Exercise details:
Copy the data exactly; pictures stay out of the copy.

(Rows from a dataset of charts and code)
....
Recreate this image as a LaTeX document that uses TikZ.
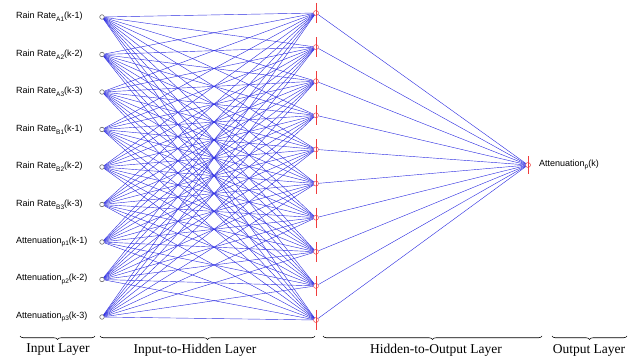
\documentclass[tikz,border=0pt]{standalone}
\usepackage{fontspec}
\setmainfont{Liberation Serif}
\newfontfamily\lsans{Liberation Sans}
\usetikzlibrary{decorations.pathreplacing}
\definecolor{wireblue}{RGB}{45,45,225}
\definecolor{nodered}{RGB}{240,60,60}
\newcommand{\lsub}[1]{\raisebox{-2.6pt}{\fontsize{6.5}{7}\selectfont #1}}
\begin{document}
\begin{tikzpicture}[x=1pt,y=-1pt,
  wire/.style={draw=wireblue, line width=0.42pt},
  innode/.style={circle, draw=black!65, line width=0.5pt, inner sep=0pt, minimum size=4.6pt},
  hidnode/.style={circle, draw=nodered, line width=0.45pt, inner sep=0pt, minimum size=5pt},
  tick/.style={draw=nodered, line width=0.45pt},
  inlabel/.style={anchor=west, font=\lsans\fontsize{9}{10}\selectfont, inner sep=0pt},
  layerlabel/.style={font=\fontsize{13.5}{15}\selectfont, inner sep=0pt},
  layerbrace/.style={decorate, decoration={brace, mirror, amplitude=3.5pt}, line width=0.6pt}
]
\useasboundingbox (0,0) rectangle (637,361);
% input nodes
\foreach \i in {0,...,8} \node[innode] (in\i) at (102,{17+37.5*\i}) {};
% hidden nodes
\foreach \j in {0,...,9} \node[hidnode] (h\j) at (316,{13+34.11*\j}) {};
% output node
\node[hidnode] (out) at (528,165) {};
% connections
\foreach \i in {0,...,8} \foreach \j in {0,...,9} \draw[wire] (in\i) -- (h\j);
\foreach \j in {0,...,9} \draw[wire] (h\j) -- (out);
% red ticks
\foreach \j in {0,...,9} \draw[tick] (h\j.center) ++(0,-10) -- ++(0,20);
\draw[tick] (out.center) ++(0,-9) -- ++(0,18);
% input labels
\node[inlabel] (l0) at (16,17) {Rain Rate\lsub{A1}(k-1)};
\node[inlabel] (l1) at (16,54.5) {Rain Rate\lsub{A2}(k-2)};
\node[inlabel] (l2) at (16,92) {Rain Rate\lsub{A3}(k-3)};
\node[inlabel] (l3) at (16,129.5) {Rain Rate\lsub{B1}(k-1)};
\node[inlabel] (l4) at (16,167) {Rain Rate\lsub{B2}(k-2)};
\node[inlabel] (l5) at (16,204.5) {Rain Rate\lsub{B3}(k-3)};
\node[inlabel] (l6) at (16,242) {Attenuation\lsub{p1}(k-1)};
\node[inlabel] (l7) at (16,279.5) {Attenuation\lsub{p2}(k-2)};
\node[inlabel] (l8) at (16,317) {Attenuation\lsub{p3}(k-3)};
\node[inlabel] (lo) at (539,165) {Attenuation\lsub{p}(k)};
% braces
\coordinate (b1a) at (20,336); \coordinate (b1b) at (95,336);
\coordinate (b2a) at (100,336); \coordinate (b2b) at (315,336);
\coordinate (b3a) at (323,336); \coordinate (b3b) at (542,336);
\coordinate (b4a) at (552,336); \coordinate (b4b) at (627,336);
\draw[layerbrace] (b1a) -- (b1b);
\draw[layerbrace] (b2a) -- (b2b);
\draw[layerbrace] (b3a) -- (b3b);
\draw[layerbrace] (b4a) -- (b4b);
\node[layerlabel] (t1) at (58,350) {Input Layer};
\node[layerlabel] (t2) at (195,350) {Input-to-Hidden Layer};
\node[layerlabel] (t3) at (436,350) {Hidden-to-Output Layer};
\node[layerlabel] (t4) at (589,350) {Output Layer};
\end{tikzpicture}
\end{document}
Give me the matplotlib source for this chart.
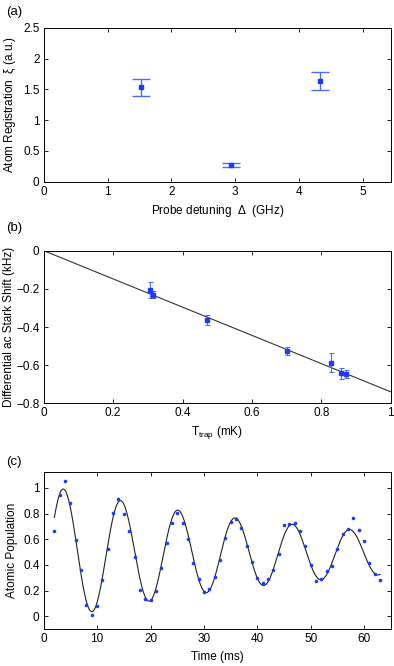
....
Answer to the problem:
Recreate this image as a LaTeX document that uses TikZ.
\documentclass[tikz,border=0pt]{standalone}
\usepackage{fontspec}
\setmainfont{Liberation Serif}
\newfontfamily\lsans{Liberation Sans}
\usetikzlibrary{decorations.pathreplacing}
\definecolor{wireblue}{RGB}{45,45,225}
\definecolor{nodered}{RGB}{240,60,60}
\newcommand{\lsub}[1]{\raisebox{-2.6pt}{\fontsize{6.5}{7}\selectfont #1}}
\begin{document}
\begin{tikzpicture}[x=1pt,y=-1pt,
  wire/.style={draw=wireblue, line width=0.42pt},
  innode/.style={circle, draw=black!65, line width=0.5pt, inner sep=0pt, minimum size=4.6pt},
  hidnode/.style={circle, draw=nodered, line width=0.45pt, inner sep=0pt, minimum size=5pt},
  tick/.style={draw=nodered, line width=0.45pt},
  inlabel/.style={anchor=west, font=\lsans\fontsize{9}{10}\selectfont, inner sep=0pt},
  layerlabel/.style={font=\fontsize{13.5}{15}\selectfont, inner sep=0pt},
  layerbrace/.style={decorate, decoration={brace, mirror, amplitude=3.5pt}, line width=0.6pt}
]
\useasboundingbox (0,0) rectangle (637,361);
% input nodes
\foreach \i in {0,...,8} \node[innode] (in\i) at (102,{17+37.5*\i}) {};
% hidden nodes
\foreach \j in {0,...,9} \node[hidnode] (h\j) at (316,{13+34.11*\j}) {};
% output node
\node[hidnode] (out) at (528,165) {};
% connections
\foreach \i in {0,...,8} \foreach \j in {0,...,9} \draw[wire] (in\i) -- (h\j);
\foreach \j in {0,...,9} \draw[wire] (h\j) -- (out);
% red ticks
\foreach \j in {0,...,9} \draw[tick] (h\j.center) ++(0,-10) -- ++(0,20);
\draw[tick] (out.center) ++(0,-9) -- ++(0,18);
% input labels
\node[inlabel] (l0) at (16,17) {Rain Rate\lsub{A1}(k-1)};
\node[inlabel] (l1) at (16,54.5) {Rain Rate\lsub{A2}(k-2)};
\node[inlabel] (l2) at (16,92) {Rain Rate\lsub{A3}(k-3)};
\node[inlabel] (l3) at (16,129.5) {Rain Rate\lsub{B1}(k-1)};
\node[inlabel] (l4) at (16,167) {Rain Rate\lsub{B2}(k-2)};
\node[inlabel] (l5) at (16,204.5) {Rain Rate\lsub{B3}(k-3)};
\node[inlabel] (l6) at (16,242) {Attenuation\lsub{p1}(k-1)};
\node[inlabel] (l7) at (16,279.5) {Attenuation\lsub{p2}(k-2)};
\node[inlabel] (l8) at (16,317) {Attenuation\lsub{p3}(k-3)};
\node[inlabel] (lo) at (539,165) {Attenuation\lsub{p}(k)};
% braces
\coordinate (b1a) at (20,336); \coordinate (b1b) at (95,336);
\coordinate (b2a) at (100,336); \coordinate (b2b) at (315,336);
\coordinate (b3a) at (323,336); \coordinate (b3b) at (542,336);
\coordinate (b4a) at (552,336); \coordinate (b4b) at (627,336);
\draw[layerbrace] (b1a) -- (b1b);
\draw[layerbrace] (b2a) -- (b2b);
\draw[layerbrace] (b3a) -- (b3b);
\draw[layerbrace] (b4a) -- (b4b);
\node[layerlabel] (t1) at (58,350) {Input Layer};
\node[layerlabel] (t2) at (195,350) {Input-to-Hidden Layer};
\node[layerlabel] (t3) at (436,350) {Hidden-to-Output Layer};
\node[layerlabel] (t4) at (589,350) {Output Layer};
\end{tikzpicture}
\end{document}
Give me the matplotlib source for this chart.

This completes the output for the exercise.